_GIVEN MATERIAL_:
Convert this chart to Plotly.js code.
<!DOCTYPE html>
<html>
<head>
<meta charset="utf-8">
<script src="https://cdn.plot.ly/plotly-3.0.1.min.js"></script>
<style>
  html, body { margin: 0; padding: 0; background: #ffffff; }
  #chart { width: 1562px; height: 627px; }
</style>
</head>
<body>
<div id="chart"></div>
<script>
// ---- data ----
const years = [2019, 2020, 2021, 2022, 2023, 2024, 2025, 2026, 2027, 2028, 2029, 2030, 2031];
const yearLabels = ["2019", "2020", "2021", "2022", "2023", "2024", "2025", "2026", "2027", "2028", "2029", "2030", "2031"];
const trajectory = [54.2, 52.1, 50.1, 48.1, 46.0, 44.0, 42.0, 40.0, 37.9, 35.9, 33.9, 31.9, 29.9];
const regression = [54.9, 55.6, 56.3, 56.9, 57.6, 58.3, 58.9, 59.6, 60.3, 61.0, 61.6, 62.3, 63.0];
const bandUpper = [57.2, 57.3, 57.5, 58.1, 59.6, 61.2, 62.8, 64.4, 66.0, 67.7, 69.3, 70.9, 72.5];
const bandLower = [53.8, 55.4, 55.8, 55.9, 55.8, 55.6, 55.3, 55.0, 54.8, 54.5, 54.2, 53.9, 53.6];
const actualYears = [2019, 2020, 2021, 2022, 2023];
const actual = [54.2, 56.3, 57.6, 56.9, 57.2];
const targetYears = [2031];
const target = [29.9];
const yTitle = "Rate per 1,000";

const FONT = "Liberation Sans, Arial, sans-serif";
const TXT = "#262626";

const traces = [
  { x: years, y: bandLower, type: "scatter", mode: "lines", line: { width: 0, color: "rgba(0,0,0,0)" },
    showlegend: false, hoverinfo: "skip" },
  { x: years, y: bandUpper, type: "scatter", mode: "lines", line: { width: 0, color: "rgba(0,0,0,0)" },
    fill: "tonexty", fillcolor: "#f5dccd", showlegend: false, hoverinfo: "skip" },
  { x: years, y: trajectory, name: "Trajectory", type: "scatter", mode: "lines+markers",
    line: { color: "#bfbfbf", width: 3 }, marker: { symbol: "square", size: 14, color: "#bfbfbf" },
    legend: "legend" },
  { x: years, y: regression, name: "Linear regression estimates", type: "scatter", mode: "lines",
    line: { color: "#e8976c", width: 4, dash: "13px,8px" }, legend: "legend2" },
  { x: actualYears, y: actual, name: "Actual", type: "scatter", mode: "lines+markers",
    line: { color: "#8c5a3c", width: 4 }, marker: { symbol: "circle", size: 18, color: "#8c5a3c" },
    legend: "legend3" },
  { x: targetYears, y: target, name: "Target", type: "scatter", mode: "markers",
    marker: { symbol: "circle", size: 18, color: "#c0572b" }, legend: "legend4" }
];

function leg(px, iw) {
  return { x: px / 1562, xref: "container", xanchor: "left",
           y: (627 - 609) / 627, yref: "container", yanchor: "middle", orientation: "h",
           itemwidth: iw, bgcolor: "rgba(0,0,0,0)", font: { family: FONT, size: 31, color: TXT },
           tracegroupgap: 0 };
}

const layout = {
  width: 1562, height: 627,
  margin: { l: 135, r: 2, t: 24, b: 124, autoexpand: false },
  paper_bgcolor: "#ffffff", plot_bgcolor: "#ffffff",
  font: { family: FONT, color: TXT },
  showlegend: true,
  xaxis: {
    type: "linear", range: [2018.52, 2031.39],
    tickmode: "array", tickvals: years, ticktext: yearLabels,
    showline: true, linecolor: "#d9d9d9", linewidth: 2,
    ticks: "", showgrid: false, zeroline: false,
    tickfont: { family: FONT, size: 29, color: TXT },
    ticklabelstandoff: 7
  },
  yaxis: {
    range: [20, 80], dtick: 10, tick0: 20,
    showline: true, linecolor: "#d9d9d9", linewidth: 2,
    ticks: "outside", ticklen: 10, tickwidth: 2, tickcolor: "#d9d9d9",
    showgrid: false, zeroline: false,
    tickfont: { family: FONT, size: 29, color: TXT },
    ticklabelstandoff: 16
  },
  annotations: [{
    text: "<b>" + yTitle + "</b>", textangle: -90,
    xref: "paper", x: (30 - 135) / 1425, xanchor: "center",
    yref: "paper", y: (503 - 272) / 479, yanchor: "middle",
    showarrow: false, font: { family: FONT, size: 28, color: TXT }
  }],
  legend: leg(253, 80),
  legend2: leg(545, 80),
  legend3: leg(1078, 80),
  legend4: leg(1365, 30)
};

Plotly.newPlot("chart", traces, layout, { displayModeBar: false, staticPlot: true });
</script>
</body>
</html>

_EXERCISE DIRECTIONS_:
Extract the full listing above without alteration.

_CORRECT ANSWER_:
Convert this chart to Plotly.js code.
<!DOCTYPE html>
<html>
<head>
<meta charset="utf-8">
<script src="https://cdn.plot.ly/plotly-3.0.1.min.js"></script>
<style>
  html, body { margin: 0; padding: 0; background: #ffffff; }
  #chart { width: 1562px; height: 627px; }
</style>
</head>
<body>
<div id="chart"></div>
<script>
// ---- data ----
const years = [2019, 2020, 2021, 2022, 2023, 2024, 2025, 2026, 2027, 2028, 2029, 2030, 2031];
const yearLabels = ["2019", "2020", "2021", "2022", "2023", "2024", "2025", "2026", "2027", "2028", "2029", "2030", "2031"];
const trajectory = [54.2, 52.1, 50.1, 48.1, 46.0, 44.0, 42.0, 40.0, 37.9, 35.9, 33.9, 31.9, 29.9];
const regression = [54.9, 55.6, 56.3, 56.9, 57.6, 58.3, 58.9, 59.6, 60.3, 61.0, 61.6, 62.3, 63.0];
const bandUpper = [57.2, 57.3, 57.5, 58.1, 59.6, 61.2, 62.8, 64.4, 66.0, 67.7, 69.3, 70.9, 72.5];
const bandLower = [53.8, 55.4, 55.8, 55.9, 55.8, 55.6, 55.3, 55.0, 54.8, 54.5, 54.2, 53.9, 53.6];
const actualYears = [2019, 2020, 2021, 2022, 2023];
const actual = [54.2, 56.3, 57.6, 56.9, 57.2];
const targetYears = [2031];
const target = [29.9];
const yTitle = "Rate per 1,000";

const FONT = "Liberation Sans, Arial, sans-serif";
const TXT = "#262626";

const traces = [
  { x: years, y: bandLower, type: "scatter", mode: "lines", line: { width: 0, color: "rgba(0,0,0,0)" },
    showlegend: false, hoverinfo: "skip" },
  { x: years, y: bandUpper, type: "scatter", mode: "lines", line: { width: 0, color: "rgba(0,0,0,0)" },
    fill: "tonexty", fillcolor: "#f5dccd", showlegend: false, hoverinfo: "skip" },
  { x: years, y: trajectory, name: "Trajectory", type: "scatter", mode: "lines+markers",
    line: { color: "#bfbfbf", width: 3 }, marker: { symbol: "square", size: 14, color: "#bfbfbf" },
    legend: "legend" },
  { x: years, y: regression, name: "Linear regression estimates", type: "scatter", mode: "lines",
    line: { color: "#e8976c", width: 4, dash: "13px,8px" }, legend: "legend2" },
  { x: actualYears, y: actual, name: "Actual", type: "scatter", mode: "lines+markers",
    line: { color: "#8c5a3c", width: 4 }, marker: { symbol: "circle", size: 18, color: "#8c5a3c" },
    legend: "legend3" },
  { x: targetYears, y: target, name: "Target", type: "scatter", mode: "markers",
    marker: { symbol: "circle", size: 18, color: "#c0572b" }, legend: "legend4" }
];

function leg(px, iw) {
  return { x: px / 1562, xref: "container", xanchor: "left",
           y: (627 - 609) / 627, yref: "container", yanchor: "middle", orientation: "h",
           itemwidth: iw, bgcolor: "rgba(0,0,0,0)", font: { family: FONT, size: 31, color: TXT },
           tracegroupgap: 0 };
}

const layout = {
  width: 1562, height: 627,
  margin: { l: 135, r: 2, t: 24, b: 124, autoexpand: false },
  paper_bgcolor: "#ffffff", plot_bgcolor: "#ffffff",
  font: { family: FONT, color: TXT },
  showlegend: true,
  xaxis: {
    type: "linear", range: [2018.52, 2031.39],
    tickmode: "array", tickvals: years, ticktext: yearLabels,
    showline: true, linecolor: "#d9d9d9", linewidth: 2,
    ticks: "", showgrid: false, zeroline: false,
    tickfont: { family: FONT, size: 29, color: TXT },
    ticklabelstandoff: 7
  },
  yaxis: {
    range: [20, 80], dtick: 10, tick0: 20,
    showline: true, linecolor: "#d9d9d9", linewidth: 2,
    ticks: "outside", ticklen: 10, tickwidth: 2, tickcolor: "#d9d9d9",
    showgrid: false, zeroline: false,
    tickfont: { family: FONT, size: 29, color: TXT },
    ticklabelstandoff: 16
  },
  annotations: [{
    text: "<b>" + yTitle + "</b>", textangle: -90,
    xref: "paper", x: (30 - 135) / 1425, xanchor: "center",
    yref: "paper", y: (503 - 272) / 479, yanchor: "middle",
    showarrow: false, font: { family: FONT, size: 28, color: TXT }
  }],
  legend: leg(253, 80),
  legend2: leg(545, 80),
  legend3: leg(1078, 80),
  legend4: leg(1365, 30)
};

Plotly.newPlot("chart", traces, layout, { displayModeBar: false, staticPlot: true });
</script>
</body>
</html>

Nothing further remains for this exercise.